■ GIVEN TASK
Copy every line of the listing exactly.

■ AVAILABLE DATA
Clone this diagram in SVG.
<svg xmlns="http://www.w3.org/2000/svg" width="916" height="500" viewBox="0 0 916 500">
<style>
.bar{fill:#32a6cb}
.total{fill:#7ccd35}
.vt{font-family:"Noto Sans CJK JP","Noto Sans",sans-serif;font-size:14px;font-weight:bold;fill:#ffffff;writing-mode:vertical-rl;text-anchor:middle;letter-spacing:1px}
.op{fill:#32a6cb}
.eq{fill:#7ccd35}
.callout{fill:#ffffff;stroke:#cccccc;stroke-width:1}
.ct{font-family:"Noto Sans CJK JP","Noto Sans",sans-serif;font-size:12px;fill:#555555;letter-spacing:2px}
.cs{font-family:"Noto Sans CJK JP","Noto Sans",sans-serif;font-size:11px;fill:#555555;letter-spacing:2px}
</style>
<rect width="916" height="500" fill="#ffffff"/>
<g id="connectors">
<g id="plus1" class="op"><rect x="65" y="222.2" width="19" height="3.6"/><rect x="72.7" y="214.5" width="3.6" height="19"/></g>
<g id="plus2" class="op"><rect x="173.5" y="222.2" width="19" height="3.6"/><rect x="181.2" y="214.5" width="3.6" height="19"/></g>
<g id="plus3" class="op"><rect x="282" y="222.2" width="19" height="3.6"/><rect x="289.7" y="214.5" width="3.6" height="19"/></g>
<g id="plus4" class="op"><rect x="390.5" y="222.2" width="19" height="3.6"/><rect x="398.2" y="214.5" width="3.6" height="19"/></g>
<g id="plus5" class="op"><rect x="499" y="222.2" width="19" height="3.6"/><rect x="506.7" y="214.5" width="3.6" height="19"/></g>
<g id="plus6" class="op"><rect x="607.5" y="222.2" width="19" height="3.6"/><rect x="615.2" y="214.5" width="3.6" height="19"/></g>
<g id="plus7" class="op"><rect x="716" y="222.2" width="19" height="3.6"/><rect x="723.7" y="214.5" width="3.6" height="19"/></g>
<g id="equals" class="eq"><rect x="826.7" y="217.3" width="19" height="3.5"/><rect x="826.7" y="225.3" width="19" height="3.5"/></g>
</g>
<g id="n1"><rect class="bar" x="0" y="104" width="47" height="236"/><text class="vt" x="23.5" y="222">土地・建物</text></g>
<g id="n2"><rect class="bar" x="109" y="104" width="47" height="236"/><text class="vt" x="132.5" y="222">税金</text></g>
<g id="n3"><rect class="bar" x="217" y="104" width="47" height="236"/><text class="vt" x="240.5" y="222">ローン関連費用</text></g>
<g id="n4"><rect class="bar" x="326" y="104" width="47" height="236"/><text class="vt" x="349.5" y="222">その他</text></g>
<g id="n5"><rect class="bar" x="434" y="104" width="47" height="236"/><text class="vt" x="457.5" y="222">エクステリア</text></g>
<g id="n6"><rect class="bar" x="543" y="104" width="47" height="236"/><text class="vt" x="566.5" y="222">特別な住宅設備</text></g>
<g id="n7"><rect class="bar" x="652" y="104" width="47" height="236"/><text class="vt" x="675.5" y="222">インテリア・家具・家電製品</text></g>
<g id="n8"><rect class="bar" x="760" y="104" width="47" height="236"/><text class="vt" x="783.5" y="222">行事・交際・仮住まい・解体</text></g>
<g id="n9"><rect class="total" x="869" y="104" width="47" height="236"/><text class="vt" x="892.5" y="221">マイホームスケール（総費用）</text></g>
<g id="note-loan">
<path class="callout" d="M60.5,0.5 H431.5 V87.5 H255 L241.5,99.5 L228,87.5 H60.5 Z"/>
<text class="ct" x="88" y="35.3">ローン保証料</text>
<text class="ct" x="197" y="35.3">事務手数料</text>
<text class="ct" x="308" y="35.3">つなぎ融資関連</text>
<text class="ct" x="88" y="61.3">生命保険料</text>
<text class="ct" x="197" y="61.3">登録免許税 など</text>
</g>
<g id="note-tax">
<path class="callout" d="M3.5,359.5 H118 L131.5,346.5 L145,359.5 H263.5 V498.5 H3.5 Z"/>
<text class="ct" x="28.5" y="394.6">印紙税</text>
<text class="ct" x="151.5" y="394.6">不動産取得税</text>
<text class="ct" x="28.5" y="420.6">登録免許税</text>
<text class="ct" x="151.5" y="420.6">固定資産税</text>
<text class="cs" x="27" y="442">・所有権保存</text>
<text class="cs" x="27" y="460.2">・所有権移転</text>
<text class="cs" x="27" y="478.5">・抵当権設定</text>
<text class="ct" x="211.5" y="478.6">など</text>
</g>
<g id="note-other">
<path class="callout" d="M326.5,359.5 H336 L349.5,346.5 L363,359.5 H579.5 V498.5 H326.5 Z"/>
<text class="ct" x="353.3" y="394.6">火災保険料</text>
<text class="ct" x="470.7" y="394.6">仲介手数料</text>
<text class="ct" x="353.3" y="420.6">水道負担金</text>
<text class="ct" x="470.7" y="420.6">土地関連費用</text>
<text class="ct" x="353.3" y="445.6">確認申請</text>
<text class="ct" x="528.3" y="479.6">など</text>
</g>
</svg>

■ RESPONSE BELOW
Clone this diagram in SVG.
<svg xmlns="http://www.w3.org/2000/svg" width="916" height="500" viewBox="0 0 916 500">
<style>
.bar{fill:#32a6cb}
.total{fill:#7ccd35}
.vt{font-family:"Noto Sans CJK JP","Noto Sans",sans-serif;font-size:14px;font-weight:bold;fill:#ffffff;writing-mode:vertical-rl;text-anchor:middle;letter-spacing:1px}
.op{fill:#32a6cb}
.eq{fill:#7ccd35}
.callout{fill:#ffffff;stroke:#cccccc;stroke-width:1}
.ct{font-family:"Noto Sans CJK JP","Noto Sans",sans-serif;font-size:12px;fill:#555555;letter-spacing:2px}
.cs{font-family:"Noto Sans CJK JP","Noto Sans",sans-serif;font-size:11px;fill:#555555;letter-spacing:2px}
</style>
<rect width="916" height="500" fill="#ffffff"/>
<g id="connectors">
<g id="plus1" class="op"><rect x="65" y="222.2" width="19" height="3.6"/><rect x="72.7" y="214.5" width="3.6" height="19"/></g>
<g id="plus2" class="op"><rect x="173.5" y="222.2" width="19" height="3.6"/><rect x="181.2" y="214.5" width="3.6" height="19"/></g>
<g id="plus3" class="op"><rect x="282" y="222.2" width="19" height="3.6"/><rect x="289.7" y="214.5" width="3.6" height="19"/></g>
<g id="plus4" class="op"><rect x="390.5" y="222.2" width="19" height="3.6"/><rect x="398.2" y="214.5" width="3.6" height="19"/></g>
<g id="plus5" class="op"><rect x="499" y="222.2" width="19" height="3.6"/><rect x="506.7" y="214.5" width="3.6" height="19"/></g>
<g id="plus6" class="op"><rect x="607.5" y="222.2" width="19" height="3.6"/><rect x="615.2" y="214.5" width="3.6" height="19"/></g>
<g id="plus7" class="op"><rect x="716" y="222.2" width="19" height="3.6"/><rect x="723.7" y="214.5" width="3.6" height="19"/></g>
<g id="equals" class="eq"><rect x="826.7" y="217.3" width="19" height="3.5"/><rect x="826.7" y="225.3" width="19" height="3.5"/></g>
</g>
<g id="n1"><rect class="bar" x="0" y="104" width="47" height="236"/><text class="vt" x="23.5" y="222">土地・建物</text></g>
<g id="n2"><rect class="bar" x="109" y="104" width="47" height="236"/><text class="vt" x="132.5" y="222">税金</text></g>
<g id="n3"><rect class="bar" x="217" y="104" width="47" height="236"/><text class="vt" x="240.5" y="222">ローン関連費用</text></g>
<g id="n4"><rect class="bar" x="326" y="104" width="47" height="236"/><text class="vt" x="349.5" y="222">その他</text></g>
<g id="n5"><rect class="bar" x="434" y="104" width="47" height="236"/><text class="vt" x="457.5" y="222">エクステリア</text></g>
<g id="n6"><rect class="bar" x="543" y="104" width="47" height="236"/><text class="vt" x="566.5" y="222">特別な住宅設備</text></g>
<g id="n7"><rect class="bar" x="652" y="104" width="47" height="236"/><text class="vt" x="675.5" y="222">インテリア・家具・家電製品</text></g>
<g id="n8"><rect class="bar" x="760" y="104" width="47" height="236"/><text class="vt" x="783.5" y="222">行事・交際・仮住まい・解体</text></g>
<g id="n9"><rect class="total" x="869" y="104" width="47" height="236"/><text class="vt" x="892.5" y="221">マイホームスケール（総費用）</text></g>
<g id="note-loan">
<path class="callout" d="M60.5,0.5 H431.5 V87.5 H255 L241.5,99.5 L228,87.5 H60.5 Z"/>
<text class="ct" x="88" y="35.3">ローン保証料</text>
<text class="ct" x="197" y="35.3">事務手数料</text>
<text class="ct" x="308" y="35.3">つなぎ融資関連</text>
<text class="ct" x="88" y="61.3">生命保険料</text>
<text class="ct" x="197" y="61.3">登録免許税 など</text>
</g>
<g id="note-tax">
<path class="callout" d="M3.5,359.5 H118 L131.5,346.5 L145,359.5 H263.5 V498.5 H3.5 Z"/>
<text class="ct" x="28.5" y="394.6">印紙税</text>
<text class="ct" x="151.5" y="394.6">不動産取得税</text>
<text class="ct" x="28.5" y="420.6">登録免許税</text>
<text class="ct" x="151.5" y="420.6">固定資産税</text>
<text class="cs" x="27" y="442">・所有権保存</text>
<text class="cs" x="27" y="460.2">・所有権移転</text>
<text class="cs" x="27" y="478.5">・抵当権設定</text>
<text class="ct" x="211.5" y="478.6">など</text>
</g>
<g id="note-other">
<path class="callout" d="M326.5,359.5 H336 L349.5,346.5 L363,359.5 H579.5 V498.5 H326.5 Z"/>
<text class="ct" x="353.3" y="394.6">火災保険料</text>
<text class="ct" x="470.7" y="394.6">仲介手数料</text>
<text class="ct" x="353.3" y="420.6">水道負担金</text>
<text class="ct" x="470.7" y="420.6">土地関連費用</text>
<text class="ct" x="353.3" y="445.6">確認申請</text>
<text class="ct" x="528.3" y="479.6">など</text>
</g>
</svg>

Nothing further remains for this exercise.